Nameplates can be generalized into two groups. Decals or stickers are often placed on less durable products or in areas of durable goods that are enclosed within a product housing where conditions such as environmental exposure or temperature extremes are a concern.
PMA manufactures several types of industrial nameplates for many applications. Here are some guidelines for design applications:
- Where will it go? How much room does it need? What information is going to be placed on the identification plate? This determines size.
- How will it be fastened? Adhesive or fasteners?
- What kind of environment will the equipment see?
- Is there a need to serialize? Is traceability necessary for warranty or other liabilities?
- How many pieces are needed. This may determine the most economical process.
Types of Metal Nameplates and Uses
Nameplates can be manufactured in several metals. Aluminum is the most common type followed with stainless, steel, brass, and zinc.
Stainless steel is the king of the nameplate world. If stainless is etched, there will always be an image on the metal. Stainless is often specified for temperature and environmental extremes. In specifying “etched stainless steel”, depth of the etched image will determine contrast longevity. In lieu of paint-filling, some products are surface etched and then silk screened. This is a inexpensive way of offering an etched product to avoid more expensive paint-fill processes. The paint may come off but there is usually a latent image left. As stainless is etched deeper, paint colors can be introduced as an in-fill. This process will often outlive the product that it’s on since the etched area will take a considerably longer time to wear off in extreme conditions. Thinner stainless nameplates may be permanently fasted due to its material strength.

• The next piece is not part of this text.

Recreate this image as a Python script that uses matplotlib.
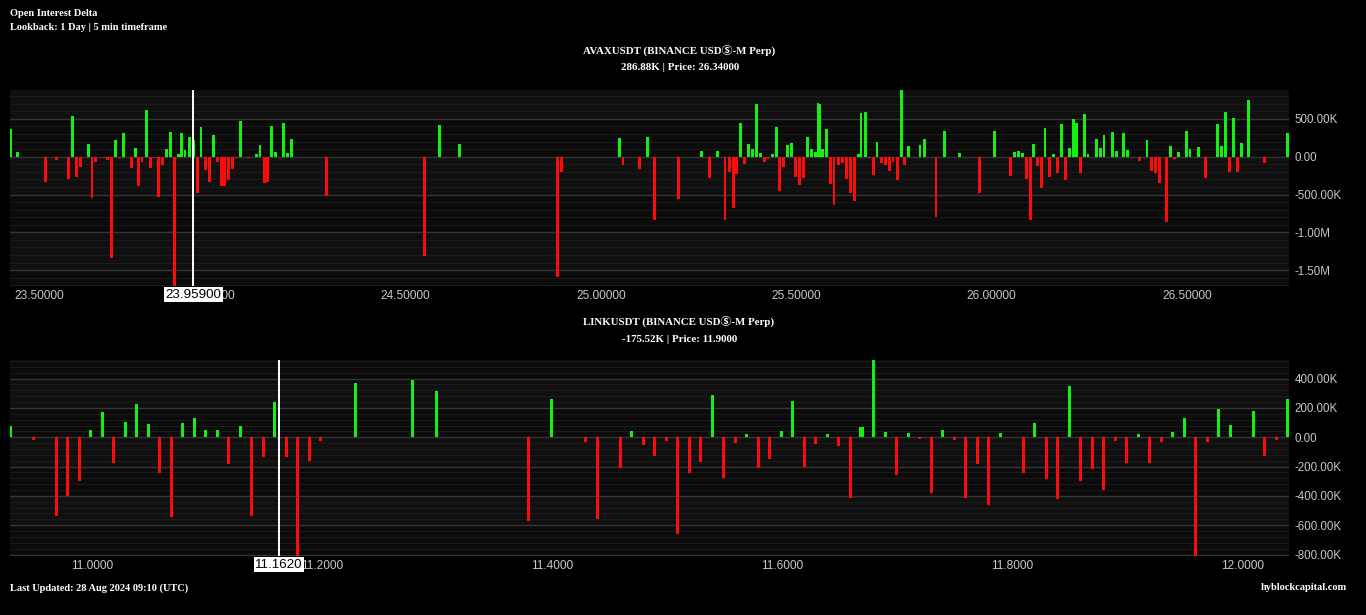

Aluminum nameplates can be photo-imaged either by encapsulation into an anodized surface or chemically etched with raised or sunken copy. Thin aluminum, when given an adhesive back, can conform to curved surfaces. Generally the threshold for adhesive use is .032 thick. Any other nameplate .032 or thicker should be fastened to a product. Aluminum nameplates can also be silk-screened or printed if the surface is anodized. Raw aluminum does not hold ink or paint very well.
Imaged and anodized aluminum nameplates offers durability comparable to etched processes.
Brass and other metals can be etched in several thicknesses and are usually cosmetic in nature.
Cost Considerations: Quantity generally determines price. Etched products that offer longevity and environmental resilience can be quite economical in durable goods. Short run applications can be expensive due to the set-up and processing of etched metals.
Longer runs of 1000 or more are often silk-screened if the equipment environment is not a challenge. Stickers of decals are often used in home products where large numbers are manufactured. For shorter runs with a need for durability, PMA offers a photo-imaged anodized aluminum product without expensive set-ups or cleans-ups. This process is second only to stainless steel for long term use. The metal is photo-imaged and lends itself to fine, crisp details including barcode markings.